A few months ago, I chanced across the blog Existential Ennui because it contained a very interesting guest essay about Dennis Wheatley by literary critic Michael Barber (whose excellent Paris Review interview with Kingsley Amis from 1975 can be read here). I was intrigued not just by the essay but by the subject matter of the blog, which seemed to range over a great deal of British and American fiction, including some rather obscure thriller-writers.

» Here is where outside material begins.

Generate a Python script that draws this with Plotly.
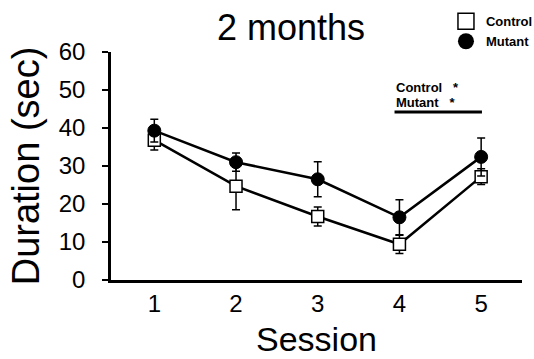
import plotly.graph_objects as go

sessions = [1, 2, 3, 4, 5]
session_labels = ["1", "2", "3", "4", "5"]
control_mean = [36.8, 24.7, 16.7, 9.4, 27.2]
control_err = [2.6, 6.2, 2.5, 2.4, 2.1]
mutant_mean = [39.3, 31.0, 26.5, 16.5, 32.4]
mutant_err = [3.0, 2.4, 4.6, 4.6, 5.0]
y_ticks = [0, 10, 20, 30, 40, 50, 60]
sig_x = [3.94, 5.01]
sig_y = 44.2
sig_labels = ["Control   *", "Mutant   *"]

FONT = "Liberation Sans, Arial, Helvetica, sans-serif"

fig = go.Figure()

fig.add_trace(go.Scatter(
    x=sessions, y=control_mean, mode="lines+markers", name="Control",
    showlegend=False,
    line=dict(color="black", width=2.5),
    marker=dict(symbol="square", size=12, color="white",
                line=dict(color="black", width=1.5)),
    error_y=dict(type="data", array=control_err, visible=True,
                 color="black", thickness=1.5, width=4),
))
fig.add_trace(go.Scatter(
    x=sessions, y=mutant_mean, mode="lines+markers", name="Mutant",
    showlegend=False,
    line=dict(color="black", width=2.5),
    marker=dict(symbol="circle", size=13, color="black",
                line=dict(color="black", width=1)),
    error_y=dict(type="data", array=mutant_err, visible=True,
                 color="black", thickness=1.5, width=4),
))
# legend entries (markers only)
fig.add_trace(go.Scatter(
    x=[None], y=[None], mode="markers", name="Control",
    marker=dict(symbol="square", size=18, color="white",
                line=dict(color="black", width=1.5)),
))
fig.add_trace(go.Scatter(
    x=[None], y=[None], mode="markers", name="Mutant",
    marker=dict(symbol="circle", size=18, color="black"),
))

# significance bar
fig.add_shape(type="line", xref="x", yref="y",
              x0=sig_x[0], x1=sig_x[1], y0=sig_y, y1=sig_y,
              line=dict(color="black", width=3))
fig.add_annotation(xref="x", yref="y", x=sig_x[0] - 0.01, y=sig_y + 6.5,
                   text="<b>" + sig_labels[0] + "</b>", showarrow=False,
                   xanchor="left", yanchor="middle",
                   font=dict(family=FONT, size=13, color="black"))
fig.add_annotation(xref="x", yref="y", x=sig_x[0] - 0.01, y=sig_y + 2.6,
                   text="<b>" + sig_labels[1] + "</b>", showarrow=False,
                   xanchor="left", yanchor="middle",
                   font=dict(family=FONT, size=13, color="black"))

fig.update_layout(
    width=534, height=359,
    margin=dict(l=111, r=12, t=52, b=79, autoexpand=False),
    paper_bgcolor="white", plot_bgcolor="white",
    font=dict(family=FONT, color="black"),
    title=dict(text="2 months", x=0.545, xanchor="center",
               y=0.925, yanchor="middle",
               font=dict(family=FONT, size=36, color="black")),
    legend=dict(x=0.815, y=1.2, xanchor="left", yanchor="top",
                bgcolor="rgba(0,0,0,0)",
                font=dict(family=FONT, size=13, color="black", weight="bold"),
                itemwidth=30, tracegroupgap=0),
    xaxis=dict(range=[0.47, 5.5], tickmode="array", tickvals=sessions,
               ticktext=session_labels, showline=True, linecolor="black",
               linewidth=2.5, ticks="", showgrid=False, zeroline=False,
               automargin=False,
               tickfont=dict(family=FONT, size=24, color="black"),
               title=dict(text="Session", standoff=12,
                          font=dict(family=FONT, size=34, color="black"))),
    yaxis=dict(range=[0, 60], tickmode="array", tickvals=y_ticks,
               showline=True, linecolor="black", linewidth=2.5,
               ticks="outside", ticklen=6, tickwidth=2, tickcolor="black",
               ticklabelstandoff=12, automargin=False,
               showgrid=False, zeroline=False,
               tickfont=dict(family=FONT, size=24, color="black"),
               title=dict(text="Duration (sec)", standoff=8,
                          font=dict(family=FONT, size=38, color="black"))),
)

fig.write_html("out.html", config={"displayModeBar": False},
               post_script="document.body.style.margin='0';")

The site is run by editor and bibliophile Nick Jones. And as Nick has since very generously reviewed my own work, so I thought it was high time I pointed out his own. Today he has posted the first part of an exclusive interview with spy novelist Anthony Price - this is a real coup, as to my knowledge there are no other interviews with Price online, which is somewhat surprising considering how prolific he was. Price, like Joseph Hone, Adam Hall, Geoffrey Rose and several other brilliant British thriller-writers, has been sadly rather forgotten since the end of the Cold War, and it's fascinating to read his thoughts on publishing days gone by. Price also holds a secondary role in the thriller genre, I think, as a reviewer: I have dozens of books that have quotes from his Oxford Mail reviews on the covers. Indeed, as he tells Nick, it was through his reviewing that he came to fiction. Price's novels were, I've always felt, very English, and Nick's interview with him almost reads like a scene from one of his novels. In the second part, he has some great stories about the likes of Kingsley Amis and Terence Stamp.
Anyway, bookmark Existential Ennui if you're interested in thoughtful reviews, interviews and insights into book collecting and 20th-century publishing and design. You won't regret it.